Die Aufstellungsversammlung der AfD für ihre Bundestagsliste mit über 700 Teilnehmenden (zu Corona-Zeiten!) ist ein gutes Beispiel dafür. Im Vorfeld war von Medienvertretern gemutmaßt worden, die „gemäßigten“ Kräfte würden versuchen, die Radikalen zurückzudrängen. Als solch ein „Gemäßigten“ gilt der Schriftsteller Michael Klonovsky, der zwar kein Parteimitglied ist und auch nicht in Sachsen lebt, dafür aber als Redenschreiber von Fraktionschef Gauland seine Brötchen verdient. Dessen Reden gelten allerdings als ganz und gar nicht gemäßigt. Er trat für Listenplatz 2 ein, gegen den ehemaliger Richter Jens Maier, der ganz offiziell als Rechtsextremist gilt. Und dies in Dresden natürlich umgehend unter Beweis stellte. „Berlin ist die Hauptstadt des Multikulti, der Dekadenz und des Kulturmarxismus.“, tönte er in seiner Vorstellungsrede im Original-Nazisprech. Und erhielt tosenden Beifall von dem Mitgliedern. Bei Klonovsky dagegen herrschte eisiges Schweigen.

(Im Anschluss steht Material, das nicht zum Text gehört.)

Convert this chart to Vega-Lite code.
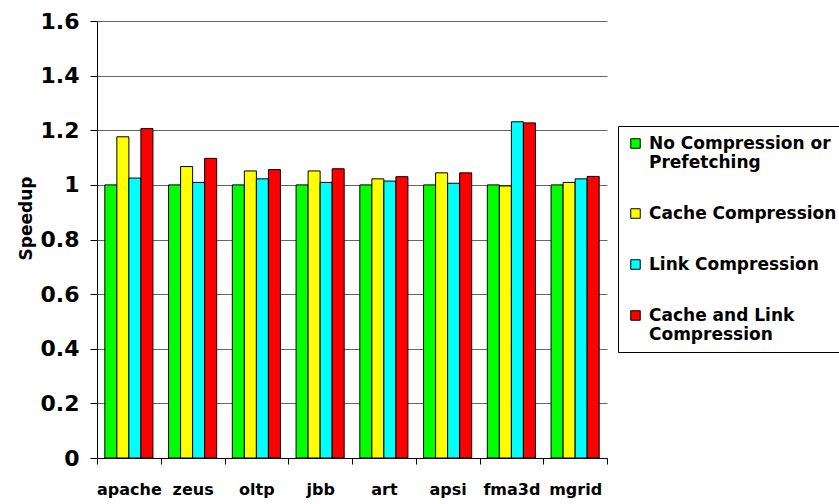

Erwartungsgemäß setzte es für ihn eine krachende Niederlage. Das Endergebnis: eine Liste, die geprägt ist von den radikalen Kräften. Die angeblich Gemäßigten in der Partei hatten nicht den Hauch einer Chance.

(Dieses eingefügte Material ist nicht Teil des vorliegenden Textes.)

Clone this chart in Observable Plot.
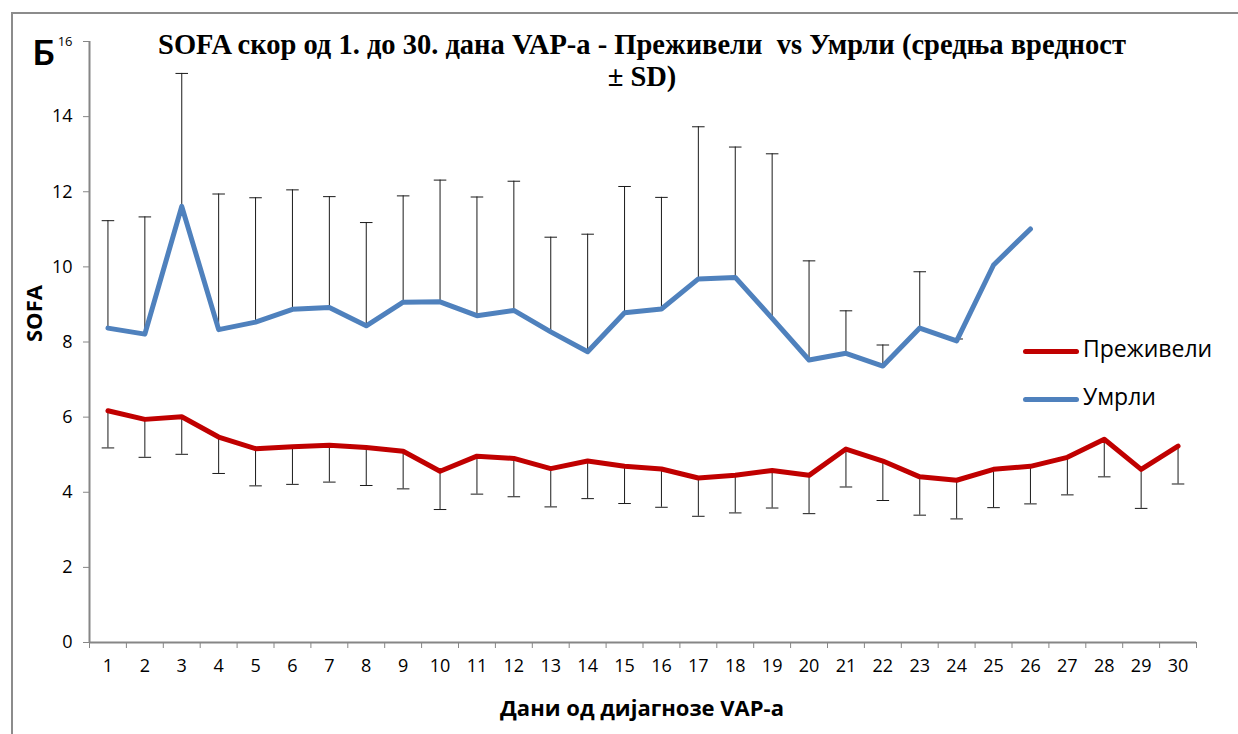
<!DOCTYPE html>
<html>
<head>
<meta charset="utf-8">
<script src="https://cdn.jsdelivr.net/npm/d3@7"></script>
<script src="https://cdn.jsdelivr.net/npm/@observablehq/plot@0.6"></script>
<style>
  html, body { margin: 0; padding: 0; background: #fff; }
  #wrap { position: relative; width: 1238px; height: 734px; overflow: hidden; }
  #frame { position: absolute; left: 11px; top: 12px; width: 1400px; height: 900px;
           border-left: 2px solid #8c8c8c; border-top: 2px solid #8c8c8c; }
  #chart { position: absolute; left: 0; top: 0; }
  .leg { position: absolute; left: 1023px; width: 56px; height: 5px; border-radius: 3px; }
  .legt { position: absolute; left: 1083px; font-family: "Open Sans", Lato, sans-serif; font-size: 23px; color: #000; line-height: 1; }
</style>
</head>
<body>
<div id="wrap">
  <div id="frame"></div>
  <div id="chart"></div>
  <div class="leg" style="top:349px;background:#C00000"></div>
  <div class="legt" style="top:337px">Преживели</div>
  <div class="leg" style="top:397px;background:#4F81BD"></div>
  <div class="legt" style="top:385px">Умрли</div>
</div>
<script>
// ---- data ----
const days = [1,2,3,4,5,6,7,8,9,10,11,12,13,14,15,16,17,18,19,20,21,22,23,24,25,26,27,28,29,30];
const survivedMean = [6.17,5.94,6.01,5.47,5.16,5.21,5.25,5.19,5.09,4.56,4.96,4.90,4.63,4.83,4.69,4.62,4.38,4.45,4.58,4.45,5.15,4.83,4.41,4.32,4.61,4.69,4.93,5.41,4.61,5.23];
const survivedSD   = [0.99,1.01,1.00,0.97,0.99,1.00,0.98,1.01,1.00,1.02,1.01,1.02,1.02,1.00,0.99,1.02,1.02,1.00,1.00,1.02,1.01,1.05,1.02,1.03,1.02,1.00,1.00,1.00,1.04,1.01];
const deceasedMean = [8.37,8.21,11.61,8.33,8.53,8.87,8.92,8.43,9.06,9.07,8.70,8.84,8.27,7.74,8.78,8.88,9.68,9.72,8.63,7.52,7.70,7.36,8.37,8.03,10.05,11.01];
const deceasedSD   = [2.86,3.12,3.54,3.61,3.31,3.18,2.95,2.75,2.83,3.24,3.16,3.44,2.52,3.13,3.36,2.97,4.05,3.47,4.38,2.64,1.13,0.56,1.50,0.05,0,0];
const yTicks = [0,2,4,6,8,10,12,14,16];
const seriesNames = ["Преживели", "Умрли"];
const titleLines = ["SOFA скор од 1. до 30. дана VAP-a - Преживели  vs Умрли (средња вредност", "± SD)"];
const panelLabel = "Б";
const xTitle = "Дани од дијагнозе VAP-а";
const yTitle = "SOFA";

// ---- build tables ----
const survived = days.map((d, i) => ({day: d, mean: survivedMean[i], sd: survivedSD[i]}));
const deceased = deceasedMean.map((m, i) => ({day: days[i], mean: m, sd: deceasedSD[i]}));
const boundaries = [days[0] - 0.5, ...days.map(d => d + 0.5)];
const capHalf = 0.17;
const RED = "#C00000", BLUE = "#4F81BD", AXIS = "#868686", BAR = "#1a1a1a";
const sans = "'Open Sans', Lato, sans-serif";
const serif = "'Liberation Serif', 'Times New Roman', serif";

const dBars = deceased.filter(d => d.sd > 0);

const chart = Plot.plot({
  width: 1238, height: 734,
  marginLeft: 89, marginRight: 42, marginTop: 41, marginBottom: 92,
  x: {type: "linear", domain: [boundaries[0], boundaries[boundaries.length - 1]]},
  y: {domain: [0, 16]},
  style: {fontFamily: sans, fontSize: "18px", color: "#000", background: "transparent", overflow: "visible"},
  marks: [
    Plot.axisY({ticks: yTicks, tickSize: 6, tickPadding: 11, stroke: AXIS, fill: "#000", label: null, fontSize: 18}),
    Plot.axisX({ticks: days, tickSize: 0, tickPadding: 17, label: null, fill: "#000", fontSize: 18, tickFormat: d => String(d)}),
    Plot.axisX({ticks: boundaries, tickSize: 6, tickFormat: () => "", stroke: AXIS, label: null}),
    Plot.ruleX([boundaries[0]], {stroke: AXIS, strokeWidth: 2}),
    Plot.ruleY([0], {stroke: AXIS, strokeWidth: 2}),
    // error bars (deceased: upward)
    Plot.ruleX(dBars, {x: "day", y1: "mean", y2: d => d.mean + d.sd, stroke: BAR, strokeWidth: 1}),
    Plot.link(dBars, {x1: d => d.day - capHalf, x2: d => d.day + capHalf, y1: d => d.mean + d.sd, y2: d => d.mean + d.sd, stroke: BAR, strokeWidth: 1}),
    // error bars (survived: downward)
    Plot.ruleX(survived, {x: "day", y1: "mean", y2: d => d.mean - d.sd, stroke: BAR, strokeWidth: 1}),
    Plot.link(survived, {x1: d => d.day - capHalf, x2: d => d.day + capHalf, y1: d => d.mean - d.sd, y2: d => d.mean - d.sd, stroke: BAR, strokeWidth: 1}),
    // lines
    Plot.line(deceased, {x: "day", y: "mean", stroke: BLUE, strokeWidth: 5, strokeLinejoin: "round", strokeLinecap: "round"}),
    Plot.line(survived, {x: "day", y: "mean", stroke: RED, strokeWidth: 5, strokeLinejoin: "round", strokeLinecap: "round"}),
    // titles
    Plot.text([titleLines[0]], {frameAnchor: "top", lineAnchor: "bottom", dy: 12, dx: -1, fontFamily: serif, fontWeight: "bold", fontSize: 28.5}),
    Plot.text([titleLines[1]], {frameAnchor: "top", lineAnchor: "bottom", dy: 44, dx: -1, fontFamily: serif, fontWeight: "bold", fontSize: 28.5}),
    Plot.text([panelLabel], {frameAnchor: "top-left", textAnchor: "start", lineAnchor: "bottom", dx: -57, dy: 23, fontFamily: "Lato, sans-serif", fontWeight: "bold", fontSize: 35}),
    Plot.text([xTitle], {frameAnchor: "bottom", lineAnchor: "middle", dy: 66, dx: -1, fontFamily: sans, fontWeight: "bold", fontSize: 22}),
    Plot.text([yTitle], {frameAnchor: "left", rotate: -90, lineAnchor: "middle", dx: -55, fontFamily: sans, fontWeight: "bold", fontSize: 22})
  ]
});
document.getElementById("chart").appendChild(chart);

// force tick-label size, with the top y label drawn smaller as in the original
d3.select(chart).selectAll("g[aria-label='y-axis tick label'], g[aria-label='x-axis tick label']")
  .attr("font-size", 18);
d3.select(chart).selectAll("g[aria-label='y-axis tick label'] text")
  .filter(function () { return this.textContent === "16"; })
  .attr("font-size", 13);
</script>
</body>
</html>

Kommen wir zum Landtag und den Kapriolen der AfD dort. Ein Antrag von ihr zum letzten Plenum lautete: „Neue RAF verhindern – kein Rückfall in die 70er Jahre“. Zwar ist einer der Briefe mit dem Auflösungsschreiben der RAF 1998 in Chemnitz aufgegeben worden, aber das ist meines Wissens schon alles, was die RAF mit Sachsen zu tun hat. In den siebziger Jahren war in der DDR von Terrorismus nichts zu spüren. Und auch heute ist nirgends in Sachsen zu sehen, dass eine schwerbewaffnete Gruppe gezielt Mordanschläge auf Vertreter*innen des Staates verübt oder dies auch nur vorhat. Wenn in Connewitz mal eine Mülltonne brennt, dann ist das zwar nicht schön, aber beileibe kein Terrorismus. Gut, könnte man sagen, die AfD bauscht wieder mal ein Problem auf. Ist zwar nicht schön, wird aber so gemacht, damit die nötige Aufmerksamkeit erzielt wird.

Ok, aber dann möge sie sich entscheiden, was sie denn nun will. Auf der einen Seite erklärt sie, der „Verfassungsschutz“ werde gegen sie instrumentalisiert, sei lediglich ein Instrument der Regierung und müsse abgeschafft werden. Auf der anderen Seite fordert sie in ihrem Antrag, den Personalaufbau auch beim Verfassungsschutz ausreichend personell abzudecken. Was denn nun? Abschaffen oder personell aufstocken? Wenn es gegen sie selbst geht, muss der „Verfassungsschutz“ abgeschafft werden. Wenn es gegen links geht, braucht er dringend mehr Personal. Überhaupt: die Sachkenntnis. Sie ist und bleibt ein Hauptproblem der AfD. So fordert sie in dem Antrag, dass das Landeskriminalamt jährlich ein Lagebild „Linksextremismus/Linksterrorismus“ vorlegen soll. Die Polizei ist allerdings nur für Straftaten zuständig. Und nicht alles, was als „extremistisch“ eingestuft wird oder was die AfD dafür hält, ist auch strafbar. Zuständig für ein solches Lagebild wäre der Geheimdienst. Den die AfD aber als reines Instrument der Regierung ansieht. Dieses Lagebild gibt es übrigens bereits. Es nennt sich Verfassungsschutzbericht. Über dessen Qualität kann man zwar – besonders in Sachsen – trefflich streiten, aber auch in doppelter Ausfertigung wird er nicht besser.